The bridge is not the only focus of the analysis. Rosenker says investigators will also examine the cars that went down with the bridge. He says they'll be looking for clues to explain why people survived a 60-foot drop into the Mississippi.
"Our survival folks will be looking at that to understand why we were so fortunate here, in Minneapolis, to have so many people survive this tragic collapse."
While MnDOT gears up to remove vehicles and concrete slabs from the area, it's also developing plans for a new bridge. MnDOT's Assistant to the Commissioner Bob McFarlin says the department took the first steps of the bidding process for a new bridge. He emphasizes that the selection of a plan will be based not on the lowest cost, but on best proposal.
"Wwe're going to be working with those teams to see how quickly they think the bridge can be done," he said. "We are very hopeful, very hopeful, that the bridge could be open for service late next year."

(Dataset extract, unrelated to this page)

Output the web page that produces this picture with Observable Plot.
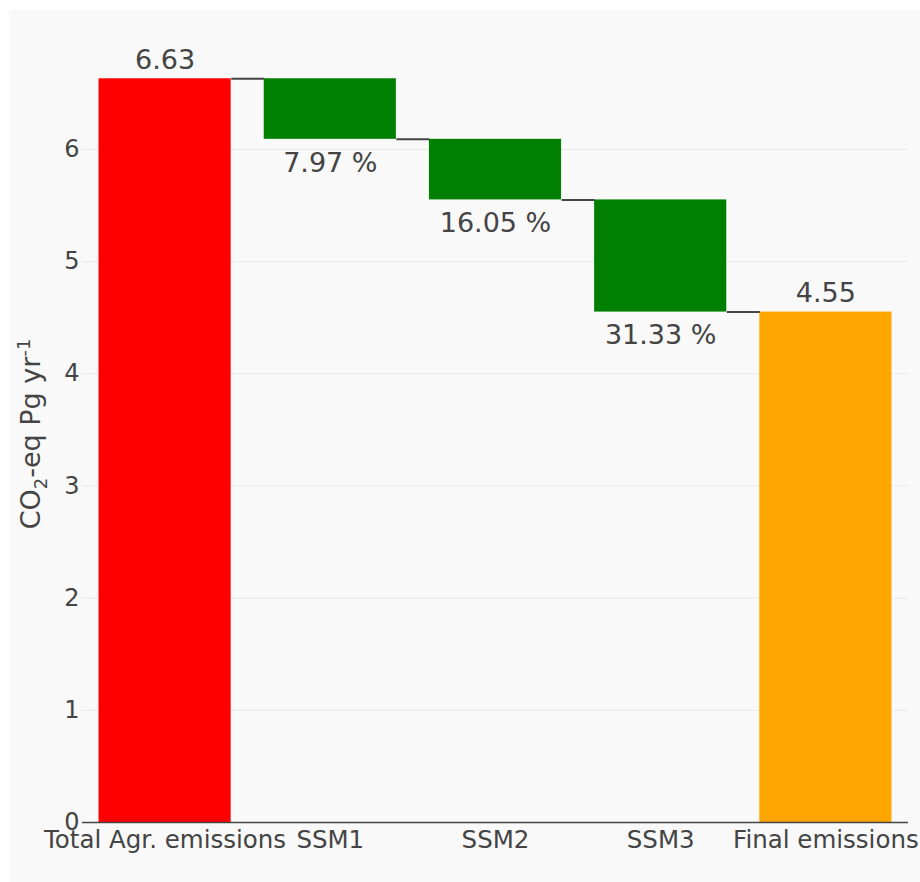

MnDOT also identified a fifth bridge that will be inspected because of a design similar to the I-35 bridge. After the Minneapolis bridge collapsed, the department launched inspections of four similar bridges. McFarlin says all of those bridges are functioning as they were designed. On Saturday, the department added a fifth bridge: the Gooseberry River bridge on the North Shore. The structure was built in the 1990s, but it fits the federal criteria for inspection. It, too, is a steel, arch truss bridge.